Grace’s stomach clenches. “No.”
“I’m sorry, Grace.”
“No–”
“Grace–”
She springs to her feet. “NO! They can’t.”
“They can and they have.”
“After a few minutes fiddling about they decide his life isn’t worth living, won’t be worth the effort of keeping him alive? A few piddly tests and they condemn him to death?”
“It wasn’t that simple or that quick, Grace. They’ve been considering every aspect of Colin’s case for a while. The tests were merely confirmation of what they already knew.”
“I can’t believe what I’m
hearing,” she says. “After all we’ve been through, all we’ve talked about, all you’ve seen. A sodding miracle you said. Did you tell them about that?”
“Yes, I did.”
“And what did they say?”
“A fluke, nothing more.”
Grace paces the floor, scrubbing at her brow. “What about Lucas? He’s next of kin. They can’t do anything without his say. Get Lucas in here. Get him to tell them–”
“He’s already given his consent,” says Gibb.
“What? When?”
“When he took responsibility as Colin’s next of kin, he signed documentation abdicating all Colin’s care to the medics, trusting they would always do their best for him. He literally gave them carte blanche to do whatever needed to be done to his brother without further consultation. He left it entirely in their hands hoping only for improvement and eventual discharge.
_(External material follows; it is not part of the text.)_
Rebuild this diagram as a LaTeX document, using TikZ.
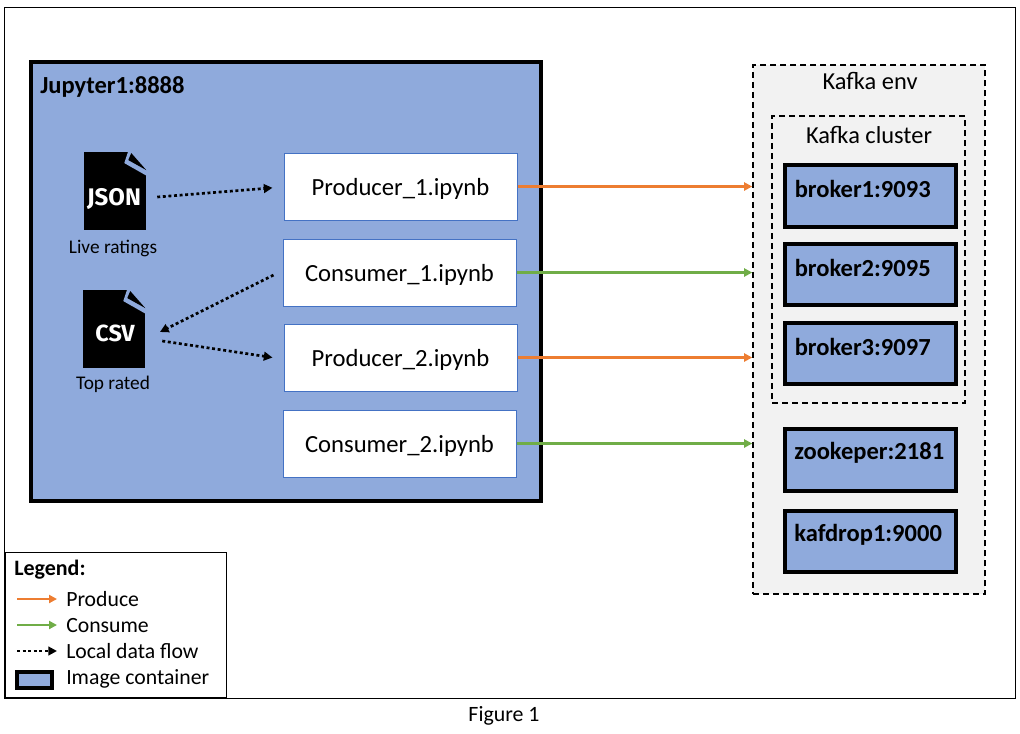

It probably never even crossed his mind that if Colin should suffer an intractable fit, or a heart attack, or he picks up an infection and goes into organ failure, or fails to respond to treatment, as he is doing now, he will not receive any life restoring measures. He will be made as comfortable as is humanly possible, and then–”
“You turn away from him and leave him to die? You can’t work out how to make him better, so you give up on him.”
“Speaking for myself, I never give up on anybody, Grace, no matter how hopeless the case–”
“Colin is not a hopeless case–! If Lucas had had the slightest inkling of what he was being asked to sign up to he wouldn’t have agreed.”
“Beside the point,” says Gibbs. “What’s done is done.”
“You can’t allow this to stand.”
“I’m afraid we can, and there’s not a damned thing either you or I can do about it. It’s out of our hands.”
“We’ll see about that. I want to see the doctor in charge. The one who made this decision. Get him in here right now.”
“Nothing you say will make any difference, Grace. The decision has been made by the people who are able to make it and, to be brutal – it’s none of your business.”
“Oh, really? And who’s going to stop me making it my business?”
No reply.
“As I thought. So are you going to call him or not?”